If you’ve ever been to a supermarket with young children, you’ll know how it goes.
First, they want to go in the trolley. “Fine,” you think. “That’s good – at least they’ll be confined to one spot and I can get this over with smoothly and quickly.”
Then they want to get out the trolley. And then back in the trolley – but not in the bit reserved for small kids, not the sensible bit with holes for their legs and a belt to keep them safe and secured.
Nope. They want to go IN the trolley, in the main bit, where they will sit on the eggs and grab at passing multipacks of crisps, all the while lurching so far out that the whole thing threatens to topple over.
If your child makes it out of the trolley, which handily doubles up as a cage, they will probably have a tantrum because you have refused to buy them another plastic ball pit (rookie error: the first rule of supermarket shopping is never, ever walk down the toy aisle).
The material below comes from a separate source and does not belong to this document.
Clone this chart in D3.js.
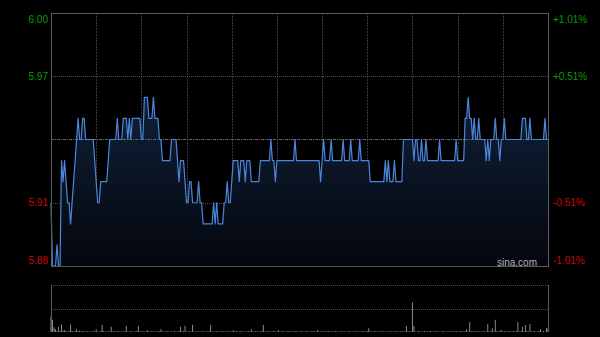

They will lay face-down on the floor and beat their fists, while other shoppers step gingerly around them and glare at you like you’re the world’s worst parent.
You might think the solution is simple – particularly if you’re using a pram or a buggy. But you can’t push a trolley and a buggy at the same time, and it’s hard to balance a basket piled-high with shopping on one arm whilst trying to keep your volatile child IN THE GODDAMN BUGGY.
Plus, if your child is anything like mine, they’ll have figured out how to make a Houdini-esque escape from the straps in their pushchair anyway. It’s enough to make you want to weep – or, at least, never go shopping again.
Well, not anymore. Because one mum has come up with an ingenious parenting hack that might change all of our lives. Jessica Gosling shared her tip on Facebook support group The Parent Pack – as reported in the Liverpool Echo – and people are loving it.
It involves buying a buggy clip and attaching one part to your pram, and one part to the shopping basket, so the pram drags the basket around. Amen to that.
One parent wrote: “Why in my three years of being a parent have I never thought about doing this?!” And another said it had “literally just changed my life.”
The only problem is, what the hell to do when your child doesn’t want to go in the pram anymore? Leading us right back to the trolley conundrum... but one step at a time, folks. One step at a time.